Investors in Walgreen Company (NYSE:WAG) have had a pretty good time of it over the last year with a near 50% gain as I write however, the recent results were somewhat disappointing. The market did what it does with an earnings miss and promptly marked the stock down. By now most interested parties will be aware of the situation so I decided to take a more in-depth look at what happened.
In summary, I think that this report contained some of the themes that have been repeatedly seen in the mass consumer market in recent years and this gives cause for optimism.
A tough mass consumer market?
Frankly the last few years have been difficult for the mass consumer market. It has been dogged with the levels of unemployment and sluggish spending that it wasn’t structured to deal with. As a consequence many of the old strategies aren’t working. For example the challenges facing a company like The Procter & Gamble Company (NYSE:PG) have been emblematic. It is known to have classic brands with which it can try and hold pricing (at the expense of volumes) during the downturn and then benefit from profit expansion when the upturn comes and volumes come back.
Unfortunately that upturn hasn’t happened yet –at least in the mass market- and the whole sector has been locked in a circular game of raising marketing and promotional activity, seeing volumes rise, then trying to take pricing, only to then see volumes and footfall decline as customers walk away to competitors. Then the cycle is repeated again with the company hoping that ‘next time round’ it’ll get lucky.
It turns out that the way to play this type of market has been to buy companies with good brands who are under-performing but about to make these changes. Procter & Gamble has been a good example of this. It has had to fight hard to stabilize its core North American market, but its emerging market performance hasn’t been great recently. No matter, the market has rewarded it for sorting out its pricing strategy.
The Procter & Gamble Company (NYSE:PG)’s 25% stock price rise over the last year is a testimony to what can be achieved when companies start to leverage the underlying strength of their brands. For example it recently stated that two thirds of its business in the U.S. (defined by sales) had held or increased sales in the last quarter. This compares very favorably with a figure of only 15% for the June quarter last year.
And Walgreen another?
All of which leads me into Walgreen Company (NYSE:WAG)’s Q3 report. Earnings missed estimates and the disappointment is centered on comparable same store sales only being up .4% and comparable store traffic down 3.9%. It appears to be a familiar story of Walgreen Company (NYSE:WAG) cutting back on promotions and discounts only to see customers walk away to competitors like CVS Caremark Corporation (NYSE:CVS) or even a big box retailer like Costco Wholesale Corporation (NASDAQ:COST).

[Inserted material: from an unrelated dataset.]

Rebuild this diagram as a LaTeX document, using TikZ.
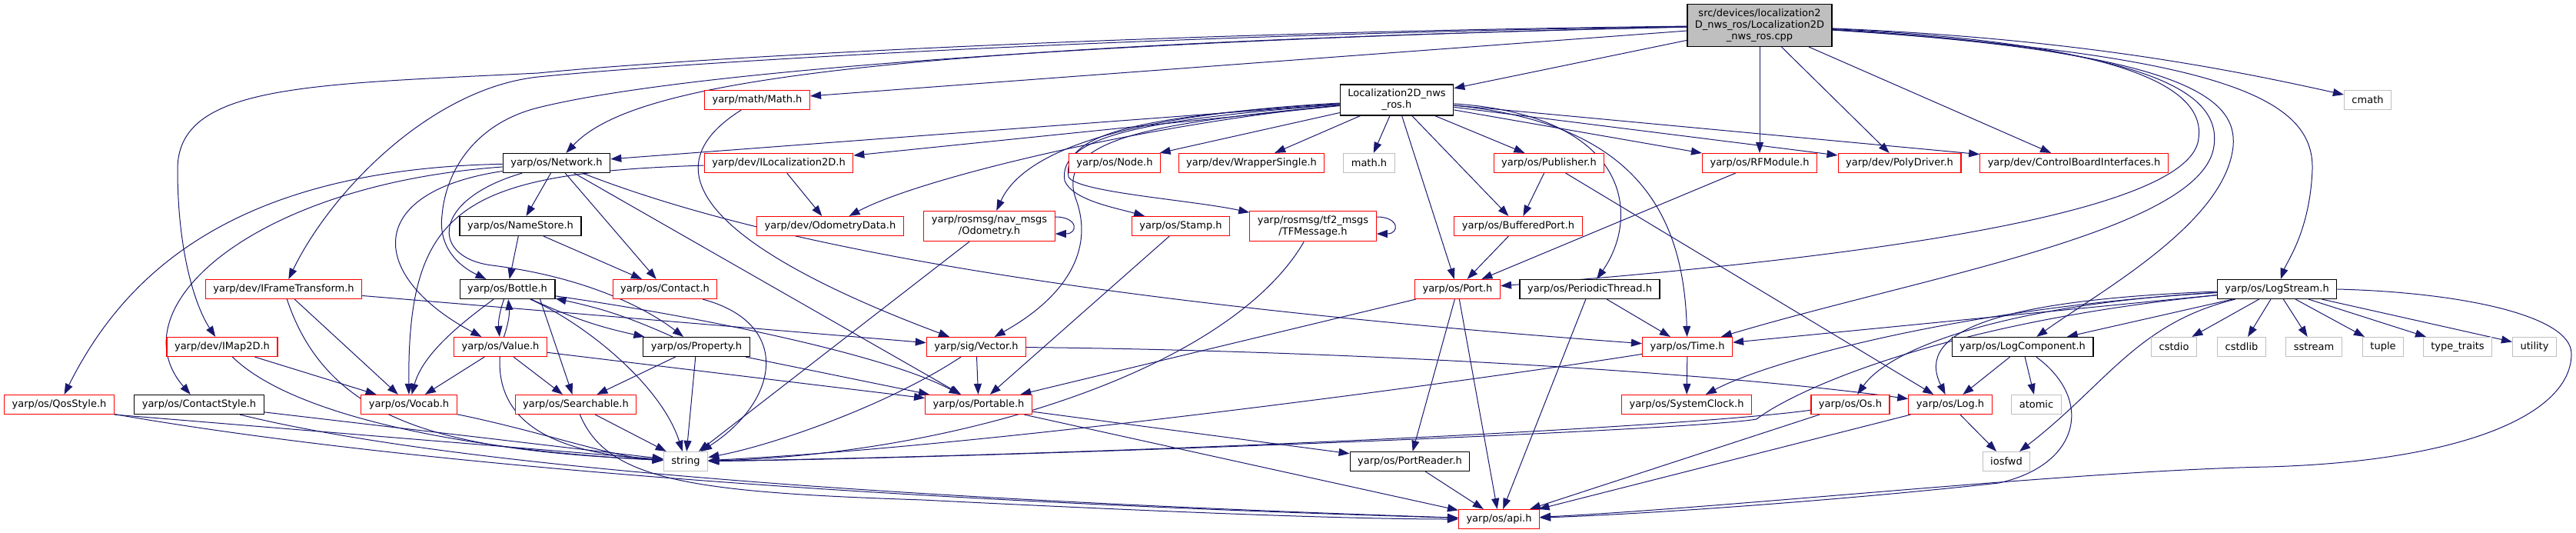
\documentclass[tikz,border=0pt]{standalone}
\usepackage{fontspec}
\setmainfont{DejaVu Sans}
\usetikzlibrary{arrows.meta}
\usetikzlibrary{backgrounds}

\definecolor{edgeblue}{HTML}{191970}
\definecolor{hdrred}{HTML}{FF0000}
\definecolor{hdrgray}{HTML}{BFBFBF}

\begin{document}
\begin{tikzpicture}[x=1pt, y=-1pt,
  every node/.style={font=\fontsize{13}{15}\selectfont, align=center, fill=white,
    inner xsep=10pt, inner ysep=6pt, minimum height=25pt, line width=1.2pt},
  incl/.style={draw=black},
  inclred/.style={draw=hdrred},
  inclsys/.style={draw=hdrgray},
  srcfile/.style={draw=black, fill=hdrgray},
  dep/.style={draw=edgeblue, line width=1pt, -{Triangle[length=14pt, width=10pt]}}]
  \useasboundingbox (0,0) rectangle (3351,693);

  % the source file and the headers it pulls in, row by row
  \node[srcfile] (root) at (2289,33) {src/devices/localization2\\D\_nws\_ros/Localization2D\\\_nws\_ros.cpp};

  \node[incl] (loc) at (1817,130) {Localization2D\_nws\\\_ros.h};
  \node[inclred] (math) at (985,130) {yarp/math/Math.h};
  \node[inclsys] (cmath) at (3080,130) {cmath};

  \node[incl] (network) at (724,212) {yarp/os/Network.h};
  \node[inclred] (iloc) at (1013,212) {yarp/dev/ILocalization2D.h};
  \node[inclred] (osnode) at (1450,212) {yarp/os/Node.h};
  \node[inclred] (wrapper) at (1628,212) {yarp/dev/WrapperSingle.h};
  \node[inclsys] (mathh) at (1781,212) {math.h};
  \node[inclred] (publisher) at (2015,212) {yarp/os/Publisher.h};
  \node[inclred] (rfmodule) at (2289,212) {yarp/os/RFModule.h};
  \node[inclred] (polydriver) at (2471,212) {yarp/dev/PolyDriver.h};
  \node[inclred] (cbi) at (2698,212) {yarp/dev/ControlBoardInterfaces.h};

  \node[incl] (namestore) at (677,294) {yarp/os/NameStore.h};
  \node[inclred] (odomdata) at (1080,294) {yarp/dev/OdometryData.h};
  \node[inclred] (navodom) at (1287,294) {yarp/rosmsg/nav\_msgs\\/Odometry.h};
  \node[inclred] (stamp) at (1536,294) {yarp/os/Stamp.h};
  \node[inclred] (tfmsg) at (1708,294) {yarp/rosmsg/tf2\_msgs\\/TFMessage.h};
  \node[inclred] (bufport) at (1975,294) {yarp/os/BufferedPort.h};

  \node[inclred] (iframe) at (369,376) {yarp/dev/IFrameTransform.h};
  \node[incl] (bottle) at (660,376) {yarp/os/Bottle.h};
  \node[inclred] (contact) at (865,376) {yarp/os/Contact.h};
  \node[inclred] (port) at (1896,376) {yarp/os/Port.h};
  \node[incl] (periodic) at (2068,376) {yarp/os/PeriodicThread.h};
  \node[incl] (logstream) at (2962,376) {yarp/os/LogStream.h};

  \node[inclred] (imap) at (289,451) {yarp/dev/IMap2D.h};
  \node[inclred] (value) at (651,451) {yarp/os/Value.h};
  \node[incl] (property) at (906,451) {yarp/os/Property.h};
  \node[inclred] (vector) at (1270,451) {yarp/sig/Vector.h};
  \node[inclred] (time) at (2195,451) {yarp/os/Time.h};
  \node[incl] (logcomp) at (2631,451) {yarp/os/LogComponent.h};
  \foreach \n/\x/\t in {cstdio/2828/cstdio, cstdlib/2916/cstdlib, sstream/3010/sstream,
      tuple/3100/tuple, typetraits/3197/type\_traits, utility/3297/utility}
    \node[inclsys] (\n) at (\x,451) {\t};

  \node[inclred] (qos) at (77,526) {yarp/os/QosStyle.h};
  \node[incl] (contactstyle) at (259,526) {yarp/os/ContactStyle.h};
  \node[inclred] (vocab) at (532,526) {yarp/os/Vocab.h};
  \node[inclred] (searchable) at (749,526) {yarp/os/Searchable.h};
  \node[inclred] (portable) at (1273,526) {yarp/os/Portable.h};
  \node[inclred] (sysclock) at (2194,526) {yarp/os/SystemClock.h};
  \node[inclred] (os) at (2407,526) {yarp/os/Os.h};
  \node[inclred] (log) at (2537,526) {yarp/os/Log.h};
  \node[inclsys] (atomic) at (2649,526) {atomic};

  \node[inclsys] (string) at (892,600) {string};
  \node[incl] (portreader) at (1834,600) {yarp/os/PortReader.h};
  \node[inclsys] (iosfwd) at (2610,600) {iosfwd};

  \node[inclred] (api) at (1950,675) {yarp/os/api.h};

  \begin{pgfonlayer}{background}
    % includes of the .cpp file
    \draw[dep] (root) -- (loc);
    \draw[dep] (root) -- (math);
    \draw[dep] (root) .. controls (1100,60) and (820,110) .. (network);
    \draw[dep] (root) .. controls (1500,45) and (900,80) .. (700,100) .. controls (560,115) and (430,250) .. (iframe);
    \draw[dep] (root) .. controls (1500,42) and (900,75) .. (700,95) .. controls (400,110) and (231,110) .. (231,220) .. controls (231,330) and (255,400) .. (imap);
    \draw[dep] (root) .. controls (1500,50) and (900,90) .. (700,140) .. controls (620,160) and (580,220) .. (575,280) .. controls (570,320) and (595,345) .. (bottle);
    \draw[dep] (root) -- (rfmodule);
    \draw[dep] (root) -- (polydriver);
    \draw[dep] (root) -- (cbi);
    \draw[dep] (root) .. controls (2700,50) and (2900,90) .. (cmath);
    \draw[dep] (root) .. controls (2750,55) and (2870,110) .. (2860,180) .. controls (2850,290) and (2300,345) .. (port);
    \draw[dep] (root) .. controls (2800,62) and (2890,120) .. (2880,190) .. controls (2865,300) and (2500,360) .. (time);
    \draw[dep] (root) .. controls (2850,68) and (2910,130) .. (2905,190) .. controls (2895,290) and (2730,380) .. (logcomp);
    \draw[dep] (root) .. controls (2900,72) and (3010,130) .. (3008,220) .. controls (3005,300) and (2975,340) .. (logstream);

    % Localization2D_nws_ros.h
    \draw[dep] (loc) -- (network);
    \draw[dep] (loc) -- (iloc);
    \draw[dep] (loc) .. controls (1500,160) and (1200,230) .. (odomdata);
    \draw[dep] (loc) .. controls (1450,150) and (1330,200) .. (navodom);
    \draw[dep] (loc) -- (osnode);
    \draw[dep] (loc) -- (wrapper);
    \draw[dep] (loc) -- (mathh);
    \draw[dep] (loc) -- (publisher);
    \draw[dep] (loc) -- (bufport);
    \draw[dep] (loc) -- (port);
    \draw[dep] (loc) .. controls (2120,150) and (2135,280) .. (periodic);
    \draw[dep] (loc) .. controls (2130,160) and (2190,280) .. (time);
    \draw[dep] (loc) -- (rfmodule);
    \draw[dep] (loc) -- (polydriver);
    \draw[dep] (loc) -- (cbi);
    \draw[dep] (loc) .. controls (1500,150) and (1380,170) .. (1390,230) .. controls (1400,250) and (1550,260) .. (tfmsg);
    \draw[dep] (loc) .. controls (1500,155) and (1375,175) .. (1385,235) .. controls (1395,260) and (1450,270) .. (stamp);
    \draw[dep] (loc) .. controls (1500,160) and (1370,180) .. (1400,260) .. controls (1425,330) and (1380,390) .. (vector);

    \draw[dep] (math) .. controls (810,240) and (1000,350) .. (vector);

    % yarp/os/Network.h
    \draw[dep] (network) .. controls (300,220) and (160,360) .. (qos);
    \draw[dep] (network) .. controls (330,240) and (150,400) .. (contactstyle);
    \draw[dep] (network) .. controls (470,250) and (480,360) .. (value);
    \draw[dep] (network) .. controls (560,260) and (560,335) .. (640,345) .. controls (760,360) and (840,400) .. (property);
    \draw[dep] (network) -- (namestore);
    \draw[dep] (network) -- (contact);
    \draw[dep] (network) -- (portable);
    \draw[dep] (network) .. controls (950,300) and (1300,385) .. (time);

    \draw[dep] (iloc) -- (odomdata);
    \draw[dep] (iloc) .. controls (600,225) and (530,270) .. (vocab);
    \draw[dep] (namestore) -- (bottle);
    \draw[dep] (namestore) -- (contact);

    % rosmsg headers include themselves
    \draw[dep] ([yshift=12pt]navodom.east) .. controls +(30,0) and +(30,0) .. ([yshift=-10pt]navodom.east);
    \draw[dep] ([yshift=12pt]tfmsg.east) .. controls +(30,0) and +(30,0) .. ([yshift=-10pt]tfmsg.east);
    \draw[dep] (navodom) -- (string);
    \draw[dep] (tfmsg) .. controls (1600,480) and (1250,590) .. (string);
    \draw[dep] (stamp) -- (portable);
    \draw[dep] (bufport) -- (port);
    \draw[dep] (publisher) -- (bufport);
    \draw[dep] (publisher) -- (log);
    \draw[dep] (rfmodule) -- (port);

    \draw[dep] (iframe) -- (vector);
    \draw[dep] (iframe) -- (vocab);
    \draw[dep] (iframe) .. controls (430,560) and (600,585) .. (string);
    \draw[dep] (imap) -- (vocab);
    \draw[dep] (imap) .. controls (380,540) and (600,585) .. (string);

    % yarp/os/Bottle.h and friends
    \draw[dep] (bottle) to[bend right=12] (value);
    \draw[dep] (value) to[bend right=12] (bottle);
    \draw[dep] (bottle) to[bend right=6] (property);
    \draw[dep] (property) to[bend right=6] (bottle);
    \draw[dep] ([xshift=-20pt]bottle.south east) -- (searchable);
    \draw[dep] (bottle) .. controls (600,420) and (550,460) .. (vocab);
    \draw[dep] (bottle) .. controls (760,420) and (860,500) .. (string);
    \draw[dep] (bottle) .. controls (900,410) and (1150,460) .. (portable);
    \draw[dep] (value) -- (vocab);
    \draw[dep] (value) .. controls (645,560) and (740,590) .. (string);
    \draw[dep] (value) -- (portable);
    \draw[dep] (value) -- (searchable);
    \draw[dep] (property) -- (searchable);
    \draw[dep] (property) -- (string);
    \draw[dep] (property) -- (portable);
    \draw[dep] (contact) .. controls (1030,420) and (1015,520) .. (string);

    \draw[dep] (vector) -- (portable);
    \draw[dep] (vector) .. controls (1150,530) and (1000,580) .. (string);
    \draw[dep] (vector) .. controls (1700,455) and (2200,480) .. (log);

    \draw[dep] (port) -- (portable);
    \draw[dep] (port) -- (portreader);
    \draw[dep] (port) -- (api);
    \draw[dep] (periodic) -- (time);
    \draw[dep] (periodic) -- (api);

    % yarp/os/LogStream.h
    \foreach \n in {cstdio,cstdlib,sstream,tuple,typetraits,utility}
      \draw[dep] (logstream) -- (\n);
    \draw[dep] (logstream) -- (logcomp);
    \draw[dep] (logstream) -- (time);
    \draw[dep] (logstream) .. controls (2550,400) and (2300,470) .. (sysclock);
    \draw[dep] (logstream) .. controls (2620,395) and (2460,450) .. (os);
    \draw[dep] (logstream) .. controls (2600,390) and (2490,430) .. (log);
    \draw[dep] (logstream) .. controls (2520,420) and (2330,510) .. (2285,545) .. controls (2200,560) and (1300,595) .. (string);
    \draw[dep] (logstream) .. controls (2780,420) and (2740,500) .. (iosfwd);
    \draw[dep] (logstream.east) .. controls (3200,380) and (3345,410) .. (3345,460) .. controls (3345,540) and (3200,600) .. (2950,607) .. controls (2700,612) and (2250,660) .. (api);

    \draw[dep] (logcomp) -- (log);
    \draw[dep] (logcomp) -- (atomic);
    \draw[dep] (logcomp) .. controls (2725,520) and (2705,605) .. (2600,628) .. controls (2400,650) and (2150,668) .. (api);

    \draw[dep] (time) -- (sysclock);
    \draw[dep] (time) .. controls (1950,490) and (1300,580) .. (string);
    \draw[dep] (os) .. controls (2200,555) and (1500,590) .. (string);
    \draw[dep] (os) -- (api);
    \draw[dep] (log) -- (iosfwd);
    \draw[dep] (log) -- (api);

    \draw[dep] (portable) -- (portreader);
    \draw[dep] (portable) -- (api);
    \draw[dep] (portreader) -- (api);
    \draw[dep] (searchable) -- (string);
    \draw[dep] (searchable) .. controls (790,625) and (900,640) .. (1200,650) .. controls (1500,665) and (1750,675) .. (api);
    \draw[dep] (vocab) .. controls (700,560) and (800,595) .. (string);

    % the *Style headers
    \draw[dep] (qos.south east) -- (string);
    \draw[dep] (qos) .. controls (500,600) and (1100,650) .. (api);
    \draw[dep] (contactstyle) -- (string);
    \draw[dep] (contactstyle) .. controls (600,610) and (1200,650) .. (api);
  \end{pgfonlayer}
\end{tikzpicture}
\end{document}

With regards to Costco its performance in the last quarter, as discussed here, stands in contrast to much of the sector. Costco’s traffic remained stable, but its frequency was up 4-5%. In other words its customers are making more trips, on average, to the store in the quarter. This is a good indication that it is doing a good job engendering customer loyalty and understanding the purchasing needs of its members. This is easier said than done, especially in a quarter categorized by issues such as unseasonable weather, delayed tax refunds, rising gasoline prices, the sequester and payroll tax increases. Costco Wholesale Corporation (NASDAQ:COST) may have done well thanks to its gasoline sales driving customers as well as its relentless focus on pricing.
Unfortunately Walgreen Company (NYSE:WAG) did not fare so well and frankly this wasn’t the time to cutback on pricing and promotions. With that said Walgreen has recognized the problem and a renewed focus on promotions and pricing was initiated in mid May. Essentially it is trying to drive traffic and same store sales growth. This is likely to impact margins, but Walgreen is quite candid that it is more focused on gross profit than margins. Which means that it is willing to discount and promote (which reduces margins) in order to drive revenue and profit growth.
Elsewhere its script comparables were up 7.1% in a market where physician visits were reported to be down 2.7% in May. Therefore I don’t think it’s fair to conclude that the weak sales are a consequence of ongoing weakness due to the Express Scripts Holding Company (NASDAQ:ESRX) debacle. Walgreen is winning customers back.